The article suggests that it was the foreclosure mills in response to servicer pressure on fees. And notice the stance of the writer in this extract. Most MSM accounts so far have bent over backwards not to be too critical of banks. By contrast, this article depicts servicers as partners with Stern in what Bill Black would call a criminogenic environment (boldface ours):
The rise and fall of Stern, now 50, provides an inside look at how the foreclosure industry worked in the last decade — and how it fell apart. It also shows how banks, together with their law firms, built a quick-and-dirty foreclosure machine that was designed to take as many houses as fast as possible…
Florida authorities characterize the foreclosure process at these law firms as a “virtual morass” of “fake documents” and depicted Stern’s operations as something akin to the TV show “Lost” — only instead of people that went missing, it was paperwork. Stern’s employees churned out bogus mortgage assignments, faked signatures, falsified notarizations and foreclosed on people without verifying their identities, the amounts they owed or who owned their loans, according to employee testimony. The attorney general is also looking at whether Stern paid kickbacks to big banks.…
The foreclosure business is a volume game. Banks typically pay law firms like Stern’s about $1,400 for each successful foreclosure. But the banks can pay a lot less if the firm doesn’t successfully foreclose within a certain time frame, usually around six months….
Like so many in the industry, Stern had a strategy to cope with all the volume and velocity: robo-signing. One employee testified that Stern’s chief lieutenant, a one-time file clerk named Cheryl Samons who rose to become the firm’s chief operating officer, signed as many as 1,000 foreclosure affidavits a day without reading a single word. The employee said Samons’ hand got so tired that she told three other employees to forge her signature. Samons also signed numerous mortgage assignments with a notary stamp that didn’t even exist at the time of signing. Notary stamps are only valid for four years. The only way Samons could have signed mortgage assignments at the time they were supposedly notarized was if she had been capable of time travel…
Stern battled to keep the chaos inside his firm a secret. In 2008 and 2009, whenever the Fannie Mae auditors were about to touch down in Miami for their routine monitoring, Stern’s employees sometimes toiled through the night, ripping the stickers and client codes off of Fannie files and replacing them with those of a different lender. Then, as an extra precaution, they hauled the disguised files to a remote back room.
Stern then gave Fannie officials the white-glove treatment, with catered meals and chauffeuring. The incomplete files stayed hidden until the auditors left town.
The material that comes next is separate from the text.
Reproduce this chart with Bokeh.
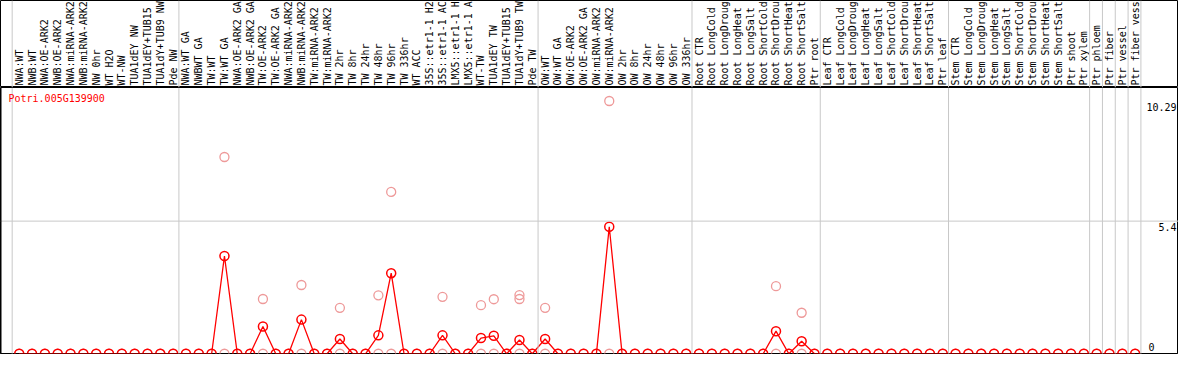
import math
from bokeh.plotting import figure
from bokeh.models import ColumnDataSource, Span, Label, Range1d
from bokeh.layouts import column
from bokeh.core.properties import value
from bokeh.embed import file_html
from bokeh.resources import INLINE

gene = "Potri.005G139900"

samples = [
    "NWA:WT", "NWB:WT", "NWA:OE-ARK2", "NWB:OE-ARK2", "NWA:miRNA-ARK2", "NWB:miRNA-ARK2",
    "NW 0hr", "WT H2O", "WT-NW", "TUA1dEY NW", "TUA1dEY+TUB15 NW", "TUA1dY+TUB9 NW", "Pde NW",
    "NWA:WT GA", "NWBWT GA", "TW:WT", "TW:WT GA", "NWA:OE-ARK2 GA", "NWB:OE-ARK2 GA",
    "TW:OE-ARK2", "TW:OE-ARK2 GA", "NWA:miRNA-ARK2", "NWB:miRNA-ARK2", "TW:miRNA-ARK2",
    "TW:miRNA-ARK2", "TW 2hr", "TW 8hr", "TW 24hr", "TW 48hr", "TW 96hr", "TW 336hr", "WT ACC",
    "35S::etr1-1 H2O", "35S::etr1-1 ACC", "LMX5::etr1-1 H2O", "LMX5::etr1-1 ACC", "WT-TW",
    "TUA1dEY TW", "TUA1dEY+TUB15 TW", "TUA1dY+TUB9 TW", "Pde TW",
    "OW:WT", "OW:WT GA", "OW:OE-ARK2", "OW:OE-ARK2 GA", "OW:miRNA-ARK2", "OW:miRNA-ARK2",
    "OW 2hr", "OW 8hr", "OW 24hr", "OW 48hr", "OW 96hr", "OW 336hr",
    "Root CTR", "Root LongCold", "Root LongDrought", "Root LongHeat", "Root LongSalt",
    "Root ShortCold", "Root ShortDrought", "Root ShortHeat", "Root ShortSalt", "Ptr root",
    "Leaf CTR", "Leaf LongCold", "Leaf LongDrought", "Leaf LongHeat", "Leaf LongSalt",
    "Leaf ShortCold", "Leaf ShortDrought", "Leaf ShortHeat", "Leaf ShortSalt", "Ptr leaf",
    "Stem CTR", "Stem LongCold", "Stem LongDrought", "Stem LongHeat", "Stem LongSalt",
    "Stem ShortCold", "Stem ShortDrought", "Stem ShortHeat", "Stem ShortSalt",
    "Ptr shoot", "Ptr xylem", "Ptr phloem", "Ptr fiber", "Ptr vessel", "Ptr fiber vessel",
]

means = [0.0] * 88
mean_updates = {
    17: 3.98, 20: 1.11, 23: 1.39, 26: 0.60, 29: 0.75, 30: 3.28, 34: 0.75,
    37: 0.64, 38: 0.73, 40: 0.56, 42: 0.60, 47: 5.17, 60: 0.92, 62: 0.51,
}
for k, v in mean_updates.items():
    means[k - 1] = v

# replicate values (sample number, value) that differ from zero
rep_sample = [17, 20, 23, 26, 29, 30, 34, 37, 38, 40, 40, 42, 47, 60, 62]
rep_value = [8.01, 2.23, 2.80, 1.87, 2.38, 6.59, 2.32, 1.98, 2.22, 2.39, 2.23, 1.87, 10.29, 2.75, 1.67]

# group separators (after sample number)
group_ends = [0, 13, 41, 53, 63, 73, 84, 85, 86, 87, 88]

y_ticks = [0, 5.4, 10.29]
y_tick_labels = ["0", "5.4", "10.29"]

W = 1178
H_HEAD = 87
H_PLOT = 267
FONT = value("DejaVu Sans Mono")
MAX_CHARS = 14  # header column only shows this many characters

pos = list(range(1, len(samples) + 1))
xr = Range1d(-0.46, 91.38)

# ---------- header with sample names ----------
head = figure(width=W, height=H_HEAD, x_range=xr, y_range=Range1d(0, 1),
              output_backend="svg", toolbar_location=None,
              x_axis_location=None, y_axis_location=None, min_border=0)
head.xgrid.visible = False
head.ygrid.visible = False
head.outline_line_color = "black"
head.outline_line_width = 1
head.background_fill_color = "white"
head.border_fill_color = "white"

for g in group_ends:
    head.add_layout(Span(location=g + 0.45, dimension="height",
                         line_color="#c8c8c8", line_width=1))

shown = [s[:MAX_CHARS] for s in samples]
hsrc = ColumnDataSource(dict(x=pos, y=[0.0] * len(pos), t=shown))
head.text(x="x", y="y", text="t", source=hsrc, angle=math.pi / 2,
          text_font=FONT, text_font_size="10px", text_color="black",
          text_align="left", text_baseline="middle", y_offset=-2)

# ---------- plot ----------
p = figure(width=W, height=H_PLOT, x_range=xr, y_range=Range1d(-0.03, 10.84),
           output_backend="svg", toolbar_location=None,
           x_axis_location=None, y_axis_location=None, min_border=0)
p.xgrid.visible = False
p.ygrid.visible = False
p.outline_line_color = "black"
p.outline_line_width = 1
p.background_fill_color = "white"
p.border_fill_color = "white"

for g in group_ends:
    p.add_layout(Span(location=g + 0.45, dimension="height",
                      line_color="#c8c8c8", line_width=1))
p.add_layout(Span(location=5.4, dimension="width", line_color="#c8c8c8", line_width=1))
p.add_layout(Span(location=-0.03, dimension="width", line_color="black", line_width=2))
p.add_layout(Span(location=-0.46, dimension="height", line_color="black", line_width=2))

# replicate points (pink)
zsrc = ColumnDataSource(dict(x=pos, y=[0.0] * len(pos)))
p.scatter(x="x", y="y", source=zsrc, marker="circle", size=9,
          fill_color=None, line_color="#EE9999", line_width=1.3)
rsrc = ColumnDataSource(dict(x=rep_sample, y=rep_value))
p.scatter(x="x", y="y", source=rsrc, marker="circle", size=9,
          fill_color=None, line_color="#EE9999", line_width=1.3)

# means (red line + circles)
msrc = ColumnDataSource(dict(x=pos, y=means))
p.line(x="x", y="y", source=msrc, line_color="red", line_width=1.3)
p.scatter(x="x", y="y", source=msrc, marker="circle", size=9,
          fill_color=None, line_color="red", line_width=1.5)

p.add_layout(Label(x=8, y=H_PLOT - 5, x_units="screen", y_units="screen",
                   text=gene, text_color="red", text_font="DejaVu Sans Mono",
                   text_font_size="10px", text_baseline="top", text_align="left"))

# value labels on the right
for v, t in zip(y_ticks, y_tick_labels):
    if v == 0:
        p.add_layout(Label(x=1148, y=v, x_units="screen", text=t, y_offset=3,
                           text_font="DejaVu Sans Mono", text_font_size="10px",
                           text_color="black", text_align="left", text_baseline="bottom"))
    else:
        p.add_layout(Label(x=1176, y=v, x_units="screen", text=t, y_offset=-2,
                           text_font="DejaVu Sans Mono", text_font_size="10px",
                           text_color="black", text_align="right", text_baseline="top"))

layout = column(head, p, spacing=0)
open("out.html", "w").write(file_html(layout, INLINE))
I’ve omitted a lot of prurient detail (Stern allegedly didn’t merely grope employees but even fake humped them) but the business-related part of the account is plenty ugly. Nevertheless, Moe’s question is only partially answered. How did robosigning become so widespread across so many law firms spread across the country? This suggests there must have been a propagation channel for this “innovation”. Did servicers go so far as to say, “We use XYZ firm in Florida, they sign affidavits on a factory basis. That enables them to meet the fees we are willing to pay. It’s up to you to make your economics meet prevailing standards.”
Tom Adams, a mortgage securitization expert, has suggested that the significance of miscreant servicer Fairbanks has not been recognized. Law professor Kurt Eggert provides a good overview in his 2007 article, “Limiting Abuse and Opportunism by Mortgage Servicers.” In 2003, Fairbanks had become the biggest subprime servicer in the US by acquiring other subprime servicers. Some of the servicers it had bought were affiliated with originators that had overstated property values and engaged in lax underwriting. That meant a lot of the loans were due to go bad. Fairbanks came under pressure, via litigation, downgrades in servicer ratings, FTC and HUD investigations, due to widespread evidence of serious servicing abuses. Notice Fairbank’s argument, per Eggert:
In response to the lawsuits and media reports, Fairbanks argued that it was being blamed for the problems inherent in the portfolios that it had acquired, such as Conti’s. Such portfolios, Fairbanks claimed, presented special problems because they had not previously been serviced properly and because subprime borrowers present special challenges, such as their precarious financial condition and the lack of escrow accounts for taxes and insurance in these mortgages (Collins 2003a). Furthermore, Fairbanks argued that because many of the loans it acquired were already delinquent, it would naturally receive a greater number of complaints (Mitchell 2003). In May 2003, according to an executive at Fairbanks, about 30 percent of its 600,000 home loans were more than two payments behind, and 45,000 of its loans were in foreclosure.
Why is this significant? Adams argues that everyone is missing the causality. Servicing agreements simply do not pay enough for the servicer to handle a high level of delinquent loans (Adam Levitin has also made the similar observations). When they wind up with a high enough level of delinquencies, the only way they can find out of their fee mess is to cut corners to such a degree that it railroads consumers, or engage in other types of abuses to increase fees (we’ve commented repeatedly on how servicers charge junk fees and engage in fee pyramiding that is in violation of their contracts and Federal law, yet goes unchallenged. And these fees are often so large that they can quickly add up to thousands of dollars, well beyond what even a responsible borrower can pay.
So overly low fees and immutable contracts, perversely, are the breeding ground of criminal behavior. Yet the officialdom is still remarkably loath to acknowledge the level of abuse at servicers. The tone of the AP article suggests that it is becoming harder and harder for them to maintain that fiction.